◆ **MATERIAL TO PROCESS**
═══

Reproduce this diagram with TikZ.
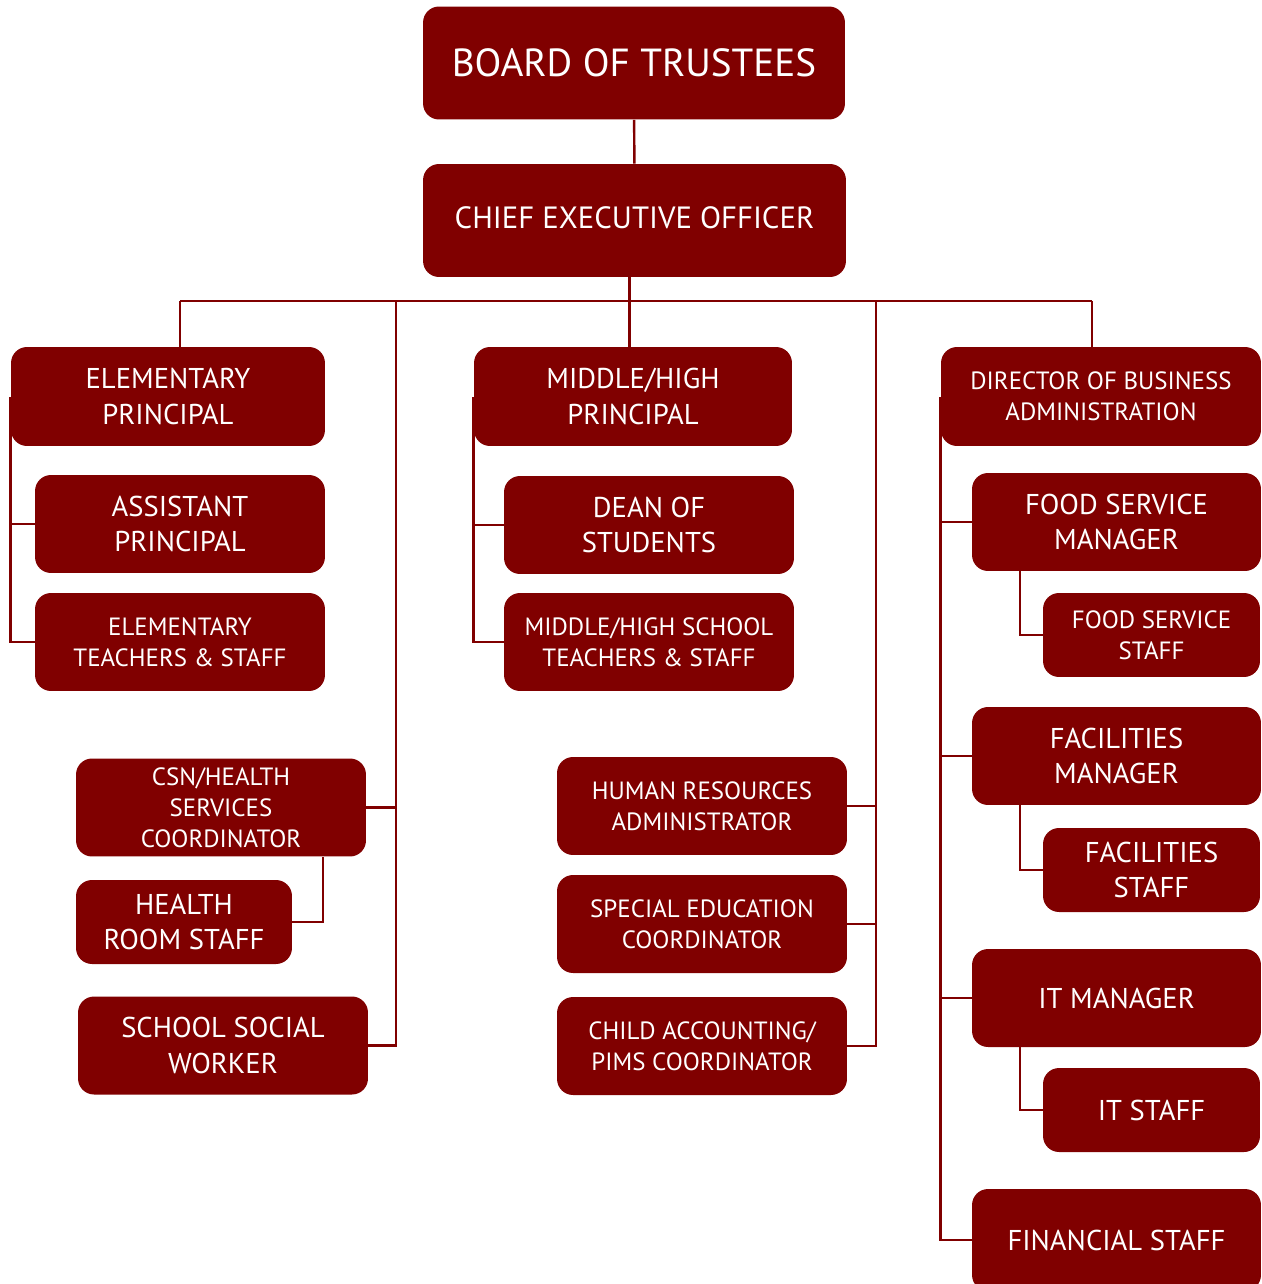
\documentclass[tikz,border=0pt]{standalone}
\usepackage{fontspec}
\setmainfont{PT Sans}
\definecolor{maroon}{RGB}{128,0,0}
\begin{document}
\begin{tikzpicture}[x=0.02cm,y=-0.02cm,
	box/.style={fill=maroon,text=white,rounded corners=0.32cm,align=center,inner sep=0pt,minimum width=5.8cm,minimum height=1.96cm},
	big/.style={font=\fontsize{16.3}{20}\selectfont},
	small/.style={font=\fontsize{14.2}{17.6}\selectfont},
	staffbox/.style={box,minimum width=4.34cm,minimum height=1.68cm},
	link/.style={draw=maroon,line width=1.4pt}]
	\useasboundingbox (0,0) rectangle (1261,1284);
	\clip (0,0) rectangle (1261,1284);
	\node[box,minimum width=8.44cm,minimum height=2.26cm,font=\fontsize{22.3}{26}\selectfont] (board) at (634,63) {BOARD OF TRUSTEES};
	\node[box,minimum width=8.46cm,minimum height=2.26cm,font=\fontsize{17.5}{22}\selectfont] (ceo) at (634.5,220.5) {CHIEF EXECUTIVE OFFICER\vphantom{g}};
	\node[box,big,minimum width=6.28cm,minimum height=1.98cm] (elp) at (168,396.5) {ELEMENTARY\\PRINCIPAL};
	\node[box,big] (asp) at (180,524) {ASSISTANT\\PRINCIPAL};
	\node[box,small] (elt) at (180,642) {ELEMENTARY\\TEACHERS \& STAFF};
	\node[box,small] (csn) at (221,807.5) {CSN/HEALTH\\SERVICES\\COORDINATOR};
	\node[box,big,minimum width=4.32cm,minimum height=1.68cm] (hrs) at (184,922) {HEALTH\\ROOM STAFF};
	\node[box,big] (ssw) at (223,1045.5) {SCHOOL SOCIAL\\WORKER};
	\node[box,big,minimum width=6.36cm,minimum height=1.98cm] (mhp) at (633,396.5) {MIDDLE/HIGH\\PRINCIPAL};
	\node[box,big] (dean) at (649,525) {DEAN OF\\STUDENTS};
	\node[box,small] (mht) at (649,642) {MIDDLE/HIGH SCHOOL\\TEACHERS \& STAFF};
	\node[box,small] (hra) at (702,806) {HUMAN RESOURCES\\ADMINISTRATOR};
	\node[box,small] (sped) at (702,924) {SPECIAL EDUCATION\\COORDINATOR};
	\node[box,small] (cap) at (702,1046) {CHILD ACCOUNTING/\\PIMS COORDINATOR};
	\node[box,small,minimum width=6.4cm,minimum height=1.98cm] (dir) at (1101,396.5) {DIRECTOR OF BUSINESS\\ADMINISTRATION};
	\node[box,big,minimum width=5.78cm] (fsm) at (1116.5,522) {FOOD SERVICE\\MANAGER};
	\node[staffbox,small] (fss) at (1151.5,635) {FOOD SERVICE\\STAFF};
	\node[box,big,minimum width=5.78cm] (fam) at (1116.5,756) {FACILITIES\\MANAGER};
	\node[staffbox,big] (fas) at (1151.5,870) {FACILITIES\\STAFF};
	\node[box,big,minimum width=5.78cm] (itm) at (1116.5,998) {IT MANAGER};
	\node[staffbox,big] (its) at (1151.5,1110) {IT STAFF};
	\node[box,big,minimum width=5.78cm,minimum height=2.04cm] (fin) at (1116.5,1240) {FINANCIAL STAFF};
	\coordinate (busL) at (180,301);
	\coordinate (busR) at (1092,301);
	\coordinate (sideL) at (396,301);
	\coordinate (sideR) at (876,301);
	\coordinate (csnhook) at (323,857);
	\coordinate (fsmhook) at (1020,571);
	\coordinate (famhook) at (1020,805);
	\coordinate (itmhook) at (1020,1047);
	\draw[link] (board) -- (ceo);
	\draw[link] (busL) -- (busR);
	\draw[link] ([xshift=-0.1cm]ceo.south) -- ([xshift=-0.1cm]ceo.south |- mhp.north);
	\draw[link] (busL) -- (busL |- elp.north);
	\draw[link] (busR) -- (busR |- dir.north);
	\draw[link] (sideL) |- (ssw.east);
	\draw[link] (csn.east) -- (csn.east -| sideL);
	\draw[link] (sideR) |- (cap.east);
	\draw[link] (hra.east) -- (hra.east -| sideR);
	\draw[link] (sped.east) -- (sped.east -| sideR);
	\draw[link] (elp.west) |- (asp.west);
	\draw[link] (elp.west) |- (elt.west);
	\draw[link] (mhp.west) |- (dean.west);
	\draw[link] (mhp.west) |- (mht.west);
	\draw[link] (csnhook) |- (hrs.east);
	\draw[link] (dir.west) |- (fsm.west);
	\draw[link] (dir.west) |- (fam.west);
	\draw[link] (dir.west) |- (itm.west);
	\draw[link] (dir.west) |- (fin.west);
	\draw[link] (fsmhook) |- (fss.west);
	\draw[link] (famhook) |- (fas.west);
	\draw[link] (itmhook) |- (its.west);
\end{tikzpicture}
\end{document}
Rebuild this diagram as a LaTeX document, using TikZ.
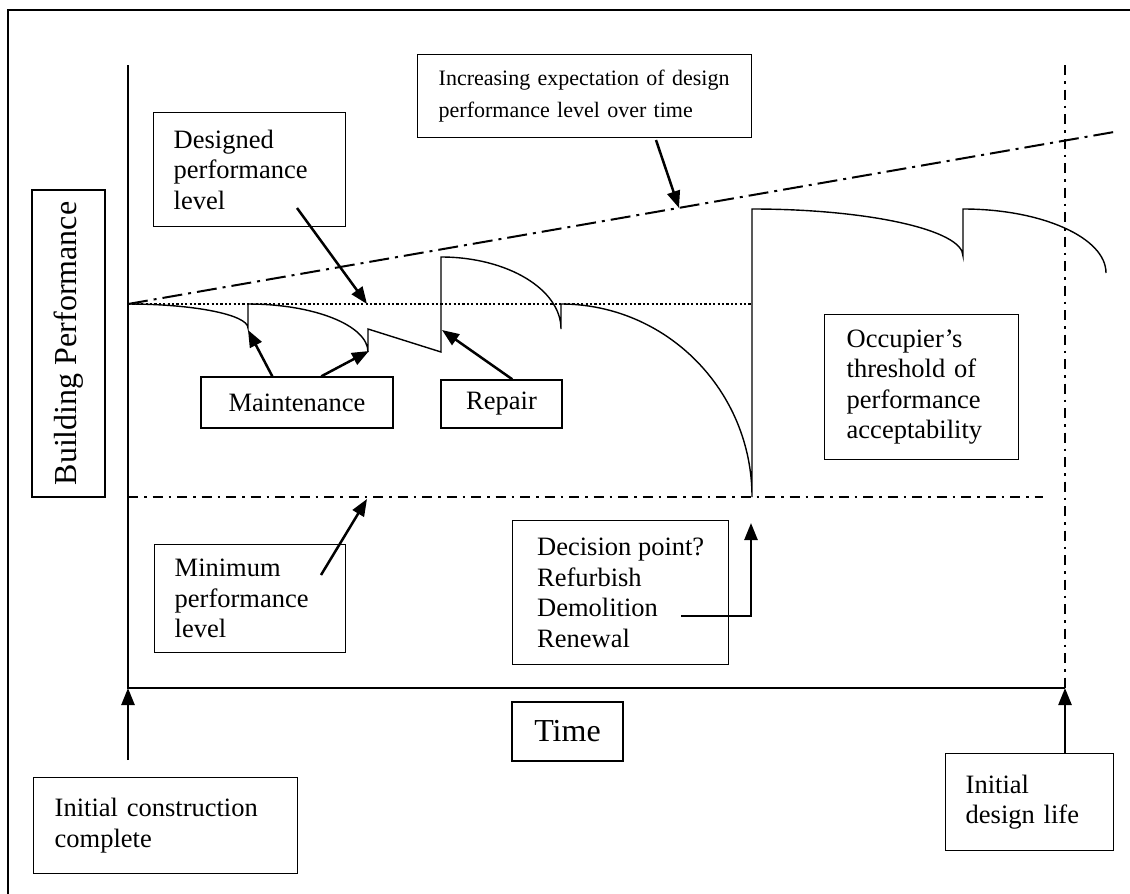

═══

◆ **PROBLEM REQUIREMENTS**
Skip every picture and transcribe the data above exactly.

◆ **TASK ANSWER**
Reproduce this diagram with TikZ.
\documentclass[tikz,border=0pt]{standalone}
\usepackage{fontspec}
\setmainfont{PT Sans}
\definecolor{maroon}{RGB}{128,0,0}
\begin{document}
\begin{tikzpicture}[x=0.02cm,y=-0.02cm,
	box/.style={fill=maroon,text=white,rounded corners=0.32cm,align=center,inner sep=0pt,minimum width=5.8cm,minimum height=1.96cm},
	big/.style={font=\fontsize{16.3}{20}\selectfont},
	small/.style={font=\fontsize{14.2}{17.6}\selectfont},
	staffbox/.style={box,minimum width=4.34cm,minimum height=1.68cm},
	link/.style={draw=maroon,line width=1.4pt}]
	\useasboundingbox (0,0) rectangle (1261,1284);
	\clip (0,0) rectangle (1261,1284);
	\node[box,minimum width=8.44cm,minimum height=2.26cm,font=\fontsize{22.3}{26}\selectfont] (board) at (634,63) {BOARD OF TRUSTEES};
	\node[box,minimum width=8.46cm,minimum height=2.26cm,font=\fontsize{17.5}{22}\selectfont] (ceo) at (634.5,220.5) {CHIEF EXECUTIVE OFFICER\vphantom{g}};
	\node[box,big,minimum width=6.28cm,minimum height=1.98cm] (elp) at (168,396.5) {ELEMENTARY\\PRINCIPAL};
	\node[box,big] (asp) at (180,524) {ASSISTANT\\PRINCIPAL};
	\node[box,small] (elt) at (180,642) {ELEMENTARY\\TEACHERS \& STAFF};
	\node[box,small] (csn) at (221,807.5) {CSN/HEALTH\\SERVICES\\COORDINATOR};
	\node[box,big,minimum width=4.32cm,minimum height=1.68cm] (hrs) at (184,922) {HEALTH\\ROOM STAFF};
	\node[box,big] (ssw) at (223,1045.5) {SCHOOL SOCIAL\\WORKER};
	\node[box,big,minimum width=6.36cm,minimum height=1.98cm] (mhp) at (633,396.5) {MIDDLE/HIGH\\PRINCIPAL};
	\node[box,big] (dean) at (649,525) {DEAN OF\\STUDENTS};
	\node[box,small] (mht) at (649,642) {MIDDLE/HIGH SCHOOL\\TEACHERS \& STAFF};
	\node[box,small] (hra) at (702,806) {HUMAN RESOURCES\\ADMINISTRATOR};
	\node[box,small] (sped) at (702,924) {SPECIAL EDUCATION\\COORDINATOR};
	\node[box,small] (cap) at (702,1046) {CHILD ACCOUNTING/\\PIMS COORDINATOR};
	\node[box,small,minimum width=6.4cm,minimum height=1.98cm] (dir) at (1101,396.5) {DIRECTOR OF BUSINESS\\ADMINISTRATION};
	\node[box,big,minimum width=5.78cm] (fsm) at (1116.5,522) {FOOD SERVICE\\MANAGER};
	\node[staffbox,small] (fss) at (1151.5,635) {FOOD SERVICE\\STAFF};
	\node[box,big,minimum width=5.78cm] (fam) at (1116.5,756) {FACILITIES\\MANAGER};
	\node[staffbox,big] (fas) at (1151.5,870) {FACILITIES\\STAFF};
	\node[box,big,minimum width=5.78cm] (itm) at (1116.5,998) {IT MANAGER};
	\node[staffbox,big] (its) at (1151.5,1110) {IT STAFF};
	\node[box,big,minimum width=5.78cm,minimum height=2.04cm] (fin) at (1116.5,1240) {FINANCIAL STAFF};
	\coordinate (busL) at (180,301);
	\coordinate (busR) at (1092,301);
	\coordinate (sideL) at (396,301);
	\coordinate (sideR) at (876,301);
	\coordinate (csnhook) at (323,857);
	\coordinate (fsmhook) at (1020,571);
	\coordinate (famhook) at (1020,805);
	\coordinate (itmhook) at (1020,1047);
	\draw[link] (board) -- (ceo);
	\draw[link] (busL) -- (busR);
	\draw[link] ([xshift=-0.1cm]ceo.south) -- ([xshift=-0.1cm]ceo.south |- mhp.north);
	\draw[link] (busL) -- (busL |- elp.north);
	\draw[link] (busR) -- (busR |- dir.north);
	\draw[link] (sideL) |- (ssw.east);
	\draw[link] (csn.east) -- (csn.east -| sideL);
	\draw[link] (sideR) |- (cap.east);
	\draw[link] (hra.east) -- (hra.east -| sideR);
	\draw[link] (sped.east) -- (sped.east -| sideR);
	\draw[link] (elp.west) |- (asp.west);
	\draw[link] (elp.west) |- (elt.west);
	\draw[link] (mhp.west) |- (dean.west);
	\draw[link] (mhp.west) |- (mht.west);
	\draw[link] (csnhook) |- (hrs.east);
	\draw[link] (dir.west) |- (fsm.west);
	\draw[link] (dir.west) |- (fam.west);
	\draw[link] (dir.west) |- (itm.west);
	\draw[link] (dir.west) |- (fin.west);
	\draw[link] (fsmhook) |- (fss.west);
	\draw[link] (famhook) |- (fas.west);
	\draw[link] (itmhook) |- (its.west);
\end{tikzpicture}
\end{document}
Rebuild this diagram as a LaTeX document, using TikZ.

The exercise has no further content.